@cedar No homelessness is not violence, and any human who sees it that way really needs a better sense of perspective because they are misidentifying the problem that needs to be solved.
They are not being violated. If they treat it as violence then they will find no enemy to attack. There is nobody doing it to them. There is no face that they can punch to resolve the problem.
To sanction or support the treatment as a form of violence is to promote a perspective that is no good for anybody.
No, homelessness does not look like violence. It looks like a problem of getting someone what they need, it looks like a system that has failed to get someone what they need, and so we need to fix the system.
We should absolutely not buy into the idea that it's violence, since that stands directly in the way of fixing the system that is failing them.
@volkris @cedar people sleeping rough - which isn't all of homelessness, but - suffer severe physical harm. Attacks on mental health. Physical attacks from public, others in their position, and police. They have their belongings stolen frequently. Many never physically recover even if they move back into a home.
Hidden homelessness causes other kinds of psychological and physical stress.
I don't see what's non violent about it when it doesn't have to be and so many suffer so much.
@noodlemaz Yes, exactly, so that's why it's so important to identify where the actual harm is coming from.
Just for example, a physical attack from the police absolutely needs to be dealt with by laser focus on the police, holding them accountable for doing harm, fixing the police, and I wouldn't want any distraction from that by trying to blame homelessness itself for the harm.
All too often the abstract ends up distracting from responding to the literal when that needs to be what we do to move forward and improve things for everyone.
@volkris @cedar I think I don't really understand your objection?
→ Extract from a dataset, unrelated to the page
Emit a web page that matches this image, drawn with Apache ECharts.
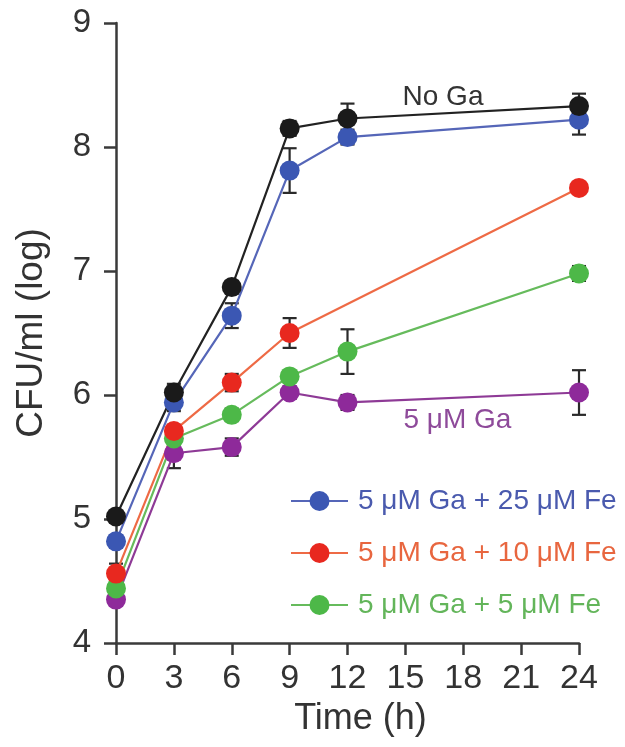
<!DOCTYPE html>
<html>
<head>
<meta charset="utf-8">
<script src="https://cdn.jsdelivr.net/npm/echarts@6/dist/echarts.min.js"></script>
<style>
html,body{margin:0;padding:0;background:#fff;}
#chart{width:625px;height:747px;}
</style>
</head>
<body>
<div id="chart"></div>
<script>
// Data (time in hours, CFU/ml log)
var xTicks = [0, 3, 6, 9, 12, 15, 18, 21, 24];
var timesAll = [0, 3, 6, 9, 12, 24];
var timesRed = [0, 3, 6, 9, 24];

var noGa      = [5.02, 6.02, 6.87, 8.15, 8.23, 8.33];
var noGaErr   = [0.03, 0.07, 0.05, 0.06, 0.12, 0.10];
var fe25      = [4.82, 5.94, 6.64, 7.81, 8.08, 8.22];
var fe25Err   = [0.05, 0.07, 0.10, 0.18, 0.06, 0.12];
var fe10      = [4.56, 5.71, 6.10, 6.50, 7.67];
var fe10Err   = [0.08, 0.05, 0.07, 0.12, 0.04];
var fe5       = [4.44, 5.65, 5.84, 6.15, 6.35, 6.98];
var fe5Err    = [0.04, 0.05, 0.05, 0.04, 0.18, 0.06];
var ga5       = [4.35, 5.53, 5.58, 6.02, 5.94, 6.02];
var ga5Err    = [0.04, 0.12, 0.07, 0.05, 0.06, 0.18];

var names = ['No Ga', '5 \u03bcM Ga + 25 \u03bcM Fe', '5 \u03bcM Ga + 10 \u03bcM Fe', '5 \u03bcM Ga + 5 \u03bcM Fe', '5 \u03bcM Ga'];
var markerColors = ['#1a1a1a', '#3b57b3', '#e8281f', '#4db848', '#8e2a9a'];
var lineColors   = ['#222222', '#5566b8', '#ee6a45', '#66bb5c', '#8e3a96'];
var textColors   = ['#333333', '#4a5aae', '#e8663f', '#63b55a', '#8e4a9a'];

function pairs(xs, ys) { return xs.map(function (x, i) { return [x, ys[i]]; }); }
function errData(xs, ys, es) { return xs.map(function (x, i) { return [x, ys[i] - es[i], ys[i] + es[i]]; }); }

var sets = [
  [timesAll, noGa, noGaErr],
  [timesAll, fe25, fe25Err],
  [timesRed, fe10, fe10Err],
  [timesAll, fe5, fe5Err],
  [timesAll, ga5, ga5Err]
];

var series = [];
var font = 'Liberation Sans, Arial, Helvetica, sans-serif';

[4, 3, 2, 1, 0].forEach(function (k) {
  var s = sets[k];
  series.push({
    type: 'custom',
    name: names[k] + ' err',
    data: errData(s[0], s[1], s[2]),
    z: 2,
    silent: true,
    renderItem: function (params, api) {
      var x = api.value(0);
      var lo = api.coord([x, api.value(1)]);
      var hi = api.coord([x, api.value(2)]);
      var w = 7;
      var st = { stroke: '#2a2a2a', lineWidth: 2.2 };
      return {
        type: 'group',
        children: [
          { type: 'line', shape: { x1: lo[0], y1: lo[1], x2: hi[0], y2: hi[1] }, style: st },
          { type: 'line', shape: { x1: lo[0] - w, y1: lo[1], x2: lo[0] + w, y2: lo[1] }, style: st },
          { type: 'line', shape: { x1: hi[0] - w, y1: hi[1], x2: hi[0] + w, y2: hi[1] }, style: st }
        ]
      };
    }
  });
  series.push({
    type: 'line',
    name: names[k],
    data: pairs(s[0], s[1]),
    symbol: 'circle',
    symbolSize: 20,
    z: 3,
    lineStyle: { color: lineColors[k], width: 2.2 },
    itemStyle: { color: markerColors[k] },
    emphasis: { disabled: true },
    animation: false
  });
});

var option = {
  animation: false,
  backgroundColor: '#ffffff',
  grid: { left: 116, right: 46, top: 23, bottom: 104, containLabel: false },
  legend: {
    orient: 'vertical',
    left: 285,
    top: 481,
    itemWidth: 57,
    itemHeight: 25,
    itemGap: 22,
    selectedMode: false,
    textStyle: { fontFamily: font, fontSize: 28, lineHeight: 30, padding: [0, 0, 0, 5] },
    data: [1, 2, 3].map(function (k) {
      return { name: names[k], textStyle: { color: textColors[k], fontSize: 28, lineHeight: 30, fontFamily: font, padding: [0, 0, 0, 5] } };
    })
  },
  xAxis: {
    type: 'value',
    min: 0, max: 24, interval: 3,
    name: 'Time (h)',
    nameLocation: 'middle',
    nameGap: 58,
    nameTextStyle: { fontFamily: font, fontSize: 36, color: '#333', padding: [0, 0, 0, 26] },
    axisLine: { show: true, onZero: false, lineStyle: { color: '#3a3a3a', width: 2.5 } },
    axisTick: { show: true, inside: false, length: 12, lineStyle: { color: '#3a3a3a', width: 2.5 } },
    axisLabel: { fontFamily: font, fontSize: 34, color: '#333', margin: 19 },
    splitLine: { show: false }
  },
  yAxis: {
    type: 'value',
    min: 4, max: 9, interval: 1,
    name: 'CFU/ml (log)',
    nameLocation: 'middle',
    nameGap: 66,
    nameRotate: 90,
    nameTextStyle: { fontFamily: font, fontSize: 37, color: '#333' },
    axisLine: { show: true, onZero: false, lineStyle: { color: '#3a3a3a', width: 2.5 } },
    axisTick: { show: true, inside: false, length: 12, lineStyle: { color: '#3a3a3a', width: 2.5 } },
    axisLabel: { fontFamily: font, fontSize: 33, color: '#333', margin: 25 },
    splitLine: { show: false }
  },
  series: series
};

var chart = echarts.init(document.getElementById('chart'), null, { renderer: 'canvas' });
chart.setOption(option);

// Series annotations, placed through the chart's own scales
var pNoGa = chart.convertToPixel({ gridIndex: 0 }, [16.95, 8.40]);
var pGa = chart.convertToPixel({ gridIndex: 0 }, [17.7, 5.80]);
chart.setOption({
  graphic: [
    { type: 'text', x: pNoGa[0], y: pNoGa[1], style: { text: 'No Ga', fill: '#333', font: '28px ' + font, textAlign: 'center', textVerticalAlign: 'middle' } },
    { type: 'text', x: pGa[0], y: pGa[1], style: { text: '5 \u03bcM Ga', fill: textColors[4], font: '28px ' + font, textAlign: 'center', textVerticalAlign: 'middle' } }
  ]
});
</script>
</body>
</html>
Homelessness is a state of being, not an actor - it has associated issues & harms, but obv isn't the root cause? Doesn't fall off trees!
It's a complex problem with lots of causes, we can talk austerity, employment law, housing crisis, addiction, immigration restrictions, intimate partner violence...
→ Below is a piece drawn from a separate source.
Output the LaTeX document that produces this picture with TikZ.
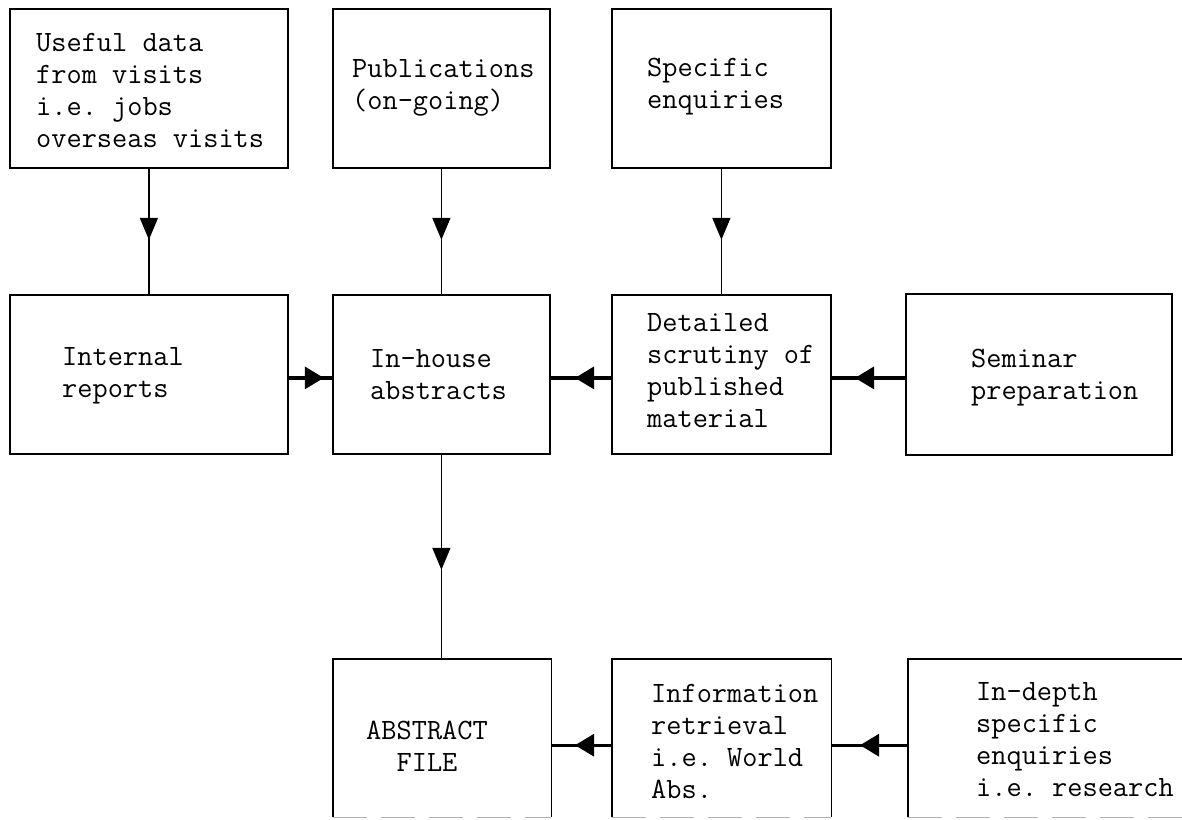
\documentclass[tikz,border=0pt]{standalone}
\usepackage{fontspec}
\usetikzlibrary{arrows.meta,decorations.markings}
\begin{document}
\begin{tikzpicture}[x=1pt,y=-1pt,
  box/.style={draw=black, line width=1.8pt, rectangle, inner sep=0pt, anchor=north west},
  openbox/.style={draw=none, rectangle, inner sep=0pt, anchor=north west},
  boxline/.style={draw=black, line width=1.8pt},
  faintline/.style={draw=black!30, line width=1.2pt, dash pattern=on 34pt off 14pt},
  lbl/.style={font=\ttfamily\fontsize{29.5}{32}\selectfont\addfontfeatures{FakeBold=0.9}\frenchspacing, align=left, anchor=west, inner sep=0pt, text=black},
  vconn/.style={draw=black, line width=1.6pt, postaction={decorate},
    decoration={markings, mark=at position #1 with {\arrow{Triangle[length=22pt,width=18pt]}}}},
  hconn/.style={draw=black, line width=3.2pt, postaction={decorate},
    decoration={markings, mark=at position #1 with {\arrow{Triangle[length=19pt,width=22pt]}}}}
]
\path[use as bounding box, clip] (0,0) rectangle (1182,819);
\fill[white] (0,0) rectangle (1182,819);

% top row
\node[box, minimum width=278pt, minimum height=159pt] (b1) at (9,8) {};
\node[box, minimum width=217pt, minimum height=159pt] (b2) at (332,8) {};
\node[box, minimum width=219pt, minimum height=159pt] (b3) at (611,8) {};
% middle row
\node[box, minimum width=278pt, minimum height=159pt] (m1) at (9,294) {};
\node[box, minimum width=217pt, minimum height=159pt] (m2) at (332,294) {};
\node[box, minimum width=219pt, minimum height=159pt] (m3) at (611,294) {};
\node[box, minimum width=266pt, minimum height=161pt] (m4) at (905,293) {};
% bottom row (cut by the lower edge)
\node[openbox, minimum width=218pt, minimum height=158pt] (a1) at (333,659) {};
\node[openbox, minimum width=219pt, minimum height=158pt] (a2) at (612,659) {};
\node[openbox, minimum width=300pt, minimum height=158pt] (a3) at (908,659) {};
\foreach \n in {a1,a2,a3}{
  \draw[boxline] (\n.south west) -- (\n.north west) -- (\n.north east) -- (\n.south east);
  \draw[faintline] (\n.south west) -- (\n.south east);
}

% texts
\node[lbl] (t1) at (36,90) {Useful data\\from visits\\i.e. jobs\\overseas visits};
\node[lbl] (t2) at (352,88) {Publications\\(on-going)};
\node[lbl] (t3) at (647,87) {Specific\\enquiries};
\node[lbl] (t4) at (62,376) {Internal\\reports};
\node[lbl] (t5) at (370,375) {In-house\\abstracts};
\node[lbl] (t6) at (647,371) {Detailed\\scrutiny of\\published\\material};
\node[lbl] (t7) at (971,378) {Seminar\\preparation};
\node[lbl, align=center, anchor=center] (t8) at (427,746) {ABSTRACT\\FILE};
\node[lbl] (t9) at (651,741) {Information\\retrieval\\i.e. World\\Abs.};
\node[lbl] (t10) at (976,740) {In-depth\\specific\\enquiries\\i.e. research};

% vertical connectors
\draw[vconn=71pt] (b1) -- (m1);
\draw[vconn=71pt] (b2) -- (m2);
\draw[vconn=71pt] (b3) -- (m3);
\draw[vconn=115pt] (m2.south) -- (m2.south |- a1.north);

% horizontal connectors
\draw[hconn=35pt] ([yshift=-3.5pt]m1.east) -- ([yshift=-3.5pt]m2.west);
\draw[hconn=36pt] ([yshift=-3.5pt]m3.west) -- ([yshift=-3.5pt]m2.east);
\draw[hconn=50pt] ([yshift=-3.5pt]m4.west) -- ([yshift=-3.5pt]m3.east);
\draw[hconn=37pt] ([yshift=-7pt]a2.west) -- ([yshift=-7pt]a1.east);
\draw[hconn=48pt] ([yshift=-7pt]a3.west) -- ([yshift=-7pt]a2.east);
\end{tikzpicture}
\end{document}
I think it's fair to say that the forces making people homeless are violent. Homelessness existing is societal violence at scale.
@noodlemaz
If I'm understanding @volkris correctly, the objection is that framing homelessness as violence is not solutions-oriented, whereas looking at it as a systems problem lends itself to finding solutions.
My original post probably wasn't clear that both things are necessary. Someone who is excited about the rights framework might have said "homelessness is a violation of human rights" instead of "homelessness is violent", but in some ways the goal is the same: inciting action to fix a violation some people are experiencing.
@cedar thanks!
I'd say that's close, but with one key step: yes, let's be solutions oriented, but part of getting to the right solution is properly identifying the problem.
To say homelessness is violence is to misidentify the problem, and that stands in the way of finding a solution, both practically and in terms of getting people on board.
On that last point, you mention inciting action to fix the problem, and that's one way this is counterproductive: if you say homelessness is violence, that will turn a lot of allies off as they say, "Well, that's clearly false" and walk away from the effort.
@volkris
Hey Volkris. My point is that it is possible to see the issue of homelessness on a variety of levels, but we need to not lose sight of the human level, that there is a person being wronged. You describe the issue on a systemic level, which is an important way of thinking about it. I just wanted to emphasize that beyond the policy discussions, there is a person who is being made to suffer because of how systems are set up (in addition to all the direct violence people experiencing homelessness face).